David Harding is a partner with Bain & Company in Boston and co-leader of Bain’s Global M&A practice. Satish Shankar is a Bain partner in Singapore and leader of the firm’s Asia-Pacific M&A practice. Richard Jackson is a partner in London and leader of Bain’s M&A practice in EMEA.


What we studied and how we gauged performance

Bain has been studying M&A for more than 10 years. In 2011 and 2012, we conducted a large-scale quantitative study of company performance as it related to M&A. We also surveyed more than 350 executives around the globe (in partnership with the Economist Intelligence Unit) about their views of M&A.
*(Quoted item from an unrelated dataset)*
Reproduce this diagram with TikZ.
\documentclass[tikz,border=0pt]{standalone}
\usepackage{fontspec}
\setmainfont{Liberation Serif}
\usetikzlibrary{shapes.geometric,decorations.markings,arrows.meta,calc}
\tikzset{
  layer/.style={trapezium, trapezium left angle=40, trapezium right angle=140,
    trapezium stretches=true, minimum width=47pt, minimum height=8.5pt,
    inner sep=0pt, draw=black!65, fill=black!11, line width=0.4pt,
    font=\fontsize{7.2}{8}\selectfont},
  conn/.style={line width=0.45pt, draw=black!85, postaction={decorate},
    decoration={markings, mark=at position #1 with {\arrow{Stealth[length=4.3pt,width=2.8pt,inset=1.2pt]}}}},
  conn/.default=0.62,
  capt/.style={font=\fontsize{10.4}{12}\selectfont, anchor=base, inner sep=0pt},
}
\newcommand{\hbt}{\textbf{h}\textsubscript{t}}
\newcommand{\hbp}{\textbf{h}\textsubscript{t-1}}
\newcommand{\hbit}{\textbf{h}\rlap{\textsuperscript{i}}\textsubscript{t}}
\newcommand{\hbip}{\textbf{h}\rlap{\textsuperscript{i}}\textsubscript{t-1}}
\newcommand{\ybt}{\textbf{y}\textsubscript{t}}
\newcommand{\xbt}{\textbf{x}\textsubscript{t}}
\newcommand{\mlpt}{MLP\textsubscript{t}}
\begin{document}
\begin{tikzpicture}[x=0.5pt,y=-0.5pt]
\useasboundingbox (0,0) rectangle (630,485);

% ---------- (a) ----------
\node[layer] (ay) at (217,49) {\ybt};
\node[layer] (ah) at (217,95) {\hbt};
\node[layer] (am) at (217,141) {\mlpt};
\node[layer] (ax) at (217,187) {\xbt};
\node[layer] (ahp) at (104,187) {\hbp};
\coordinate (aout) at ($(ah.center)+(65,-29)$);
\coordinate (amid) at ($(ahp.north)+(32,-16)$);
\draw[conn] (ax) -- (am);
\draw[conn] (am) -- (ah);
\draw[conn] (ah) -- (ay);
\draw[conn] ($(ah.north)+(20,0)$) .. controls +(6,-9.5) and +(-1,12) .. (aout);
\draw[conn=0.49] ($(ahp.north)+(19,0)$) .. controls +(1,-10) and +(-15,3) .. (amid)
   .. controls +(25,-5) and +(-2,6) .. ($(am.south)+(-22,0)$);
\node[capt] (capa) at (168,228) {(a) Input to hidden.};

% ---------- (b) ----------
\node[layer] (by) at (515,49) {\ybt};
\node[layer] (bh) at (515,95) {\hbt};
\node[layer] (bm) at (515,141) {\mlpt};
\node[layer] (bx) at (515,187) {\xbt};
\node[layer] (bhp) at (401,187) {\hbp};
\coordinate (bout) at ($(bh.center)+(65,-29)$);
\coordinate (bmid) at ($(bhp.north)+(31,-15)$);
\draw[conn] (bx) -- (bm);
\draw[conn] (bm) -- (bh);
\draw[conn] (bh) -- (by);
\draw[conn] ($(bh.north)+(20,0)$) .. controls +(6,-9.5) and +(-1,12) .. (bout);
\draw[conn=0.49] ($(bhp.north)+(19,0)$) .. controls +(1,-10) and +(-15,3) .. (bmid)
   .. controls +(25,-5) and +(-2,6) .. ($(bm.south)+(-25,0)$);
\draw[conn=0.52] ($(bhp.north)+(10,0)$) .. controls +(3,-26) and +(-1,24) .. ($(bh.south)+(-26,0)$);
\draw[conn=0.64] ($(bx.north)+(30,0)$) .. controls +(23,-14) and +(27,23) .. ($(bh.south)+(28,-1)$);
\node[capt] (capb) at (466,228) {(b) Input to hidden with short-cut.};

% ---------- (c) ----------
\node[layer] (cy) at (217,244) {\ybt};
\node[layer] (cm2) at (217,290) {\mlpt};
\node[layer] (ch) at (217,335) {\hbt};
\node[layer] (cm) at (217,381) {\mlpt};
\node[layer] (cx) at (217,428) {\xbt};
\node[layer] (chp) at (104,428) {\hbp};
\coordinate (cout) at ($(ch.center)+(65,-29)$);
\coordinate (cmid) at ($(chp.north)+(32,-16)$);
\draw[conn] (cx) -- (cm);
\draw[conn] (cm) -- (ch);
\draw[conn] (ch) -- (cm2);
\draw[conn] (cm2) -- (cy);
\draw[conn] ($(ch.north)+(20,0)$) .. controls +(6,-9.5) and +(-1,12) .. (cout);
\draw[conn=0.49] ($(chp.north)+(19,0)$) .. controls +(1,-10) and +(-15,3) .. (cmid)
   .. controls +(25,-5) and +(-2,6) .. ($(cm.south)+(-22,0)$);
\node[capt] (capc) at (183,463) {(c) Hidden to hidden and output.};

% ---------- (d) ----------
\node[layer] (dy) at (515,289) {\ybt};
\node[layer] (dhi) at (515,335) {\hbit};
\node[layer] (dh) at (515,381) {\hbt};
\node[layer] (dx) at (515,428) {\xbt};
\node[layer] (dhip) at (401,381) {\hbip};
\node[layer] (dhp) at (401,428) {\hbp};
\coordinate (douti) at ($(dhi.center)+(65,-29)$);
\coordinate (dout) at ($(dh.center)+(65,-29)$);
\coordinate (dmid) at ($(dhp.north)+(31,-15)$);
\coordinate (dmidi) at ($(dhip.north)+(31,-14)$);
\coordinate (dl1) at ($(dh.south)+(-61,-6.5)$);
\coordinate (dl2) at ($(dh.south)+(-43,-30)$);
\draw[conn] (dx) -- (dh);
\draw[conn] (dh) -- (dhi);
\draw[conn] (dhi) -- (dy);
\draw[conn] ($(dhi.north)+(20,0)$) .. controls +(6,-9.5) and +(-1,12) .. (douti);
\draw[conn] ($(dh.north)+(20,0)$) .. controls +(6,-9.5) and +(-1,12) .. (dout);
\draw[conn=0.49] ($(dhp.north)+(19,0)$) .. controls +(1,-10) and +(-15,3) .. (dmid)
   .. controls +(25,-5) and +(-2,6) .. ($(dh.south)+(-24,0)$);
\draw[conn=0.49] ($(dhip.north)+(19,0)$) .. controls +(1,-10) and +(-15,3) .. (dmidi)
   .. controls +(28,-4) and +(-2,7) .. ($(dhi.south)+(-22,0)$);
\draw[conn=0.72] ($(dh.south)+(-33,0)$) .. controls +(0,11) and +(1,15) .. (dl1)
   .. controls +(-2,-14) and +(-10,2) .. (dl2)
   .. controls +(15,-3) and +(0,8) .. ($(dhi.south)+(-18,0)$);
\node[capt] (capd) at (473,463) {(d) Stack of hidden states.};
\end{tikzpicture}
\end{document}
The quantitative research reviewed the financial performance and M&A activity of 1,616 publicly listed manufacturing and service companies from 2000 through 2010. The sample initially included all companies from 13 developed and emerging countries for which we were able to obtain full financial data; these countries account for nearly 90% of world GDP attributable to the top 20 economies. We then excluded companies with revenues of less than $500 million in 2000, those with major swings in earnings before interest and taxes (EBIT) margin around 2000 or 2010, and natural resource and financial companies, which exhibit different industry dynamics. We also examined the effect of "survivorship bias"—the exclusion of companies that had ceased to exist during this period—and found that whatever bias may exist did not affect our performance benchmarks.

To compare company performance, we used total shareholder return (TSR), defined as stock price changes assuming reinvestment of cash dividends. We calculated average annual TSR using annual total investor return (TIR) provided by Thomson Worldscope for year-ends 1999 to 2010. We analyzed M&A activity by including all acquisitions—more than 18,000 in all—announced by the companies in the sample between the beginning of 2000 and the end of 2010. The data was based on information provided by Dealogic and included all deals in which a company had made an outright purchase, an acquisition of assets or acquisition of a majority interest. For deals with an undisclosed deal value, we assumed a deal size of 1.3% of the acquirer’s market capitalization, the median value.